Gravitational waves and geometrical optics in scalar-tensor theories

The detection of gravitational waves (GWs) propagating through cosmic structures can provide invaluable information on the geometry and content of our Universe as well as on the fundamental theory of gravity. In order to test possible departures from General Relativity, it is essential to analyze, in a modified gravity setting, how GWs propagate through a perturbed cosmological space-time. Working within the framework of geometrical optics, we develop tools to address this topic for a broad class of scalar-tensor theories, including scenarios with non-minimal, derivative couplings between scalar and tensor modes. By focussing on a set-up where scalar modes propagate with the same speed as tensor degrees of freedom, we determine the corresponding evolution equations for the GW amplitude and polarization tensor.
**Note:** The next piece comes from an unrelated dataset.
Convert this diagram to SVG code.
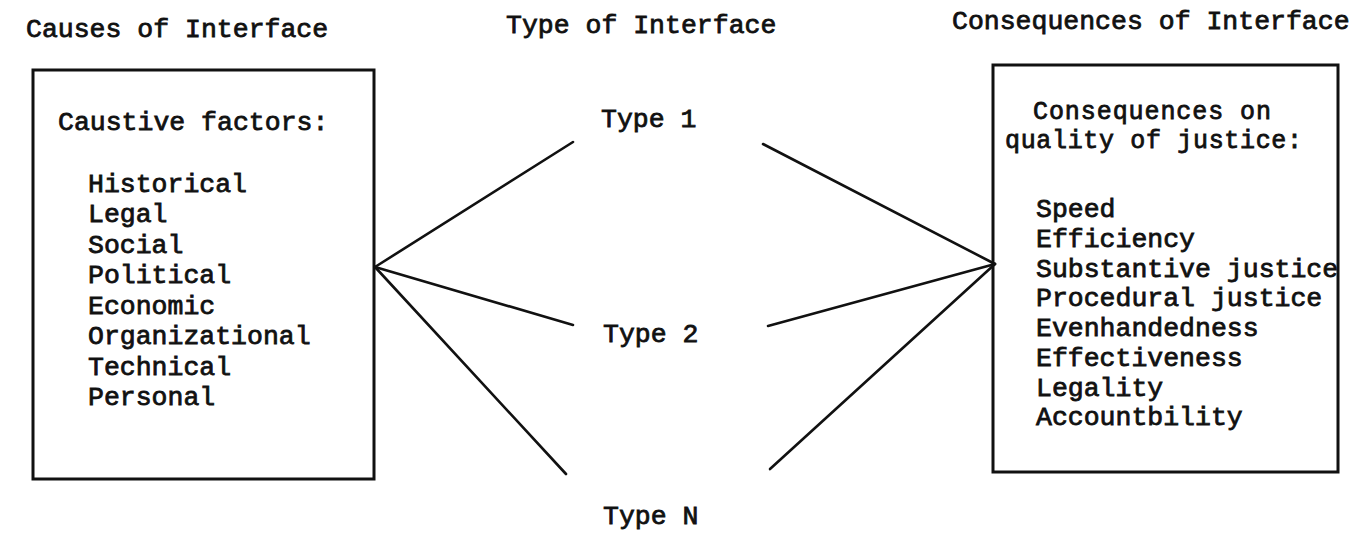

The former satisfies a generalized evolution equation that includes possible effects due to a variation of the effective Planck scale; the latter can fail to be parallel transported along the GW geodesics unless certain conditions are satisfied. We apply our general formulas to specific scalar-tensor theories with unit tensor speed, and then focus on GW propagation on a perturbed space-time. We determine corrections to standard formulas for the GW luminosity distance and for the evolution of the polarization tensor, which depend both on modified gravity and on the effects of cosmological perturbations. Our results can constitute a starting point to disentangle among degeneracies from different sectors that can influence GW propagation through cosmological space-times.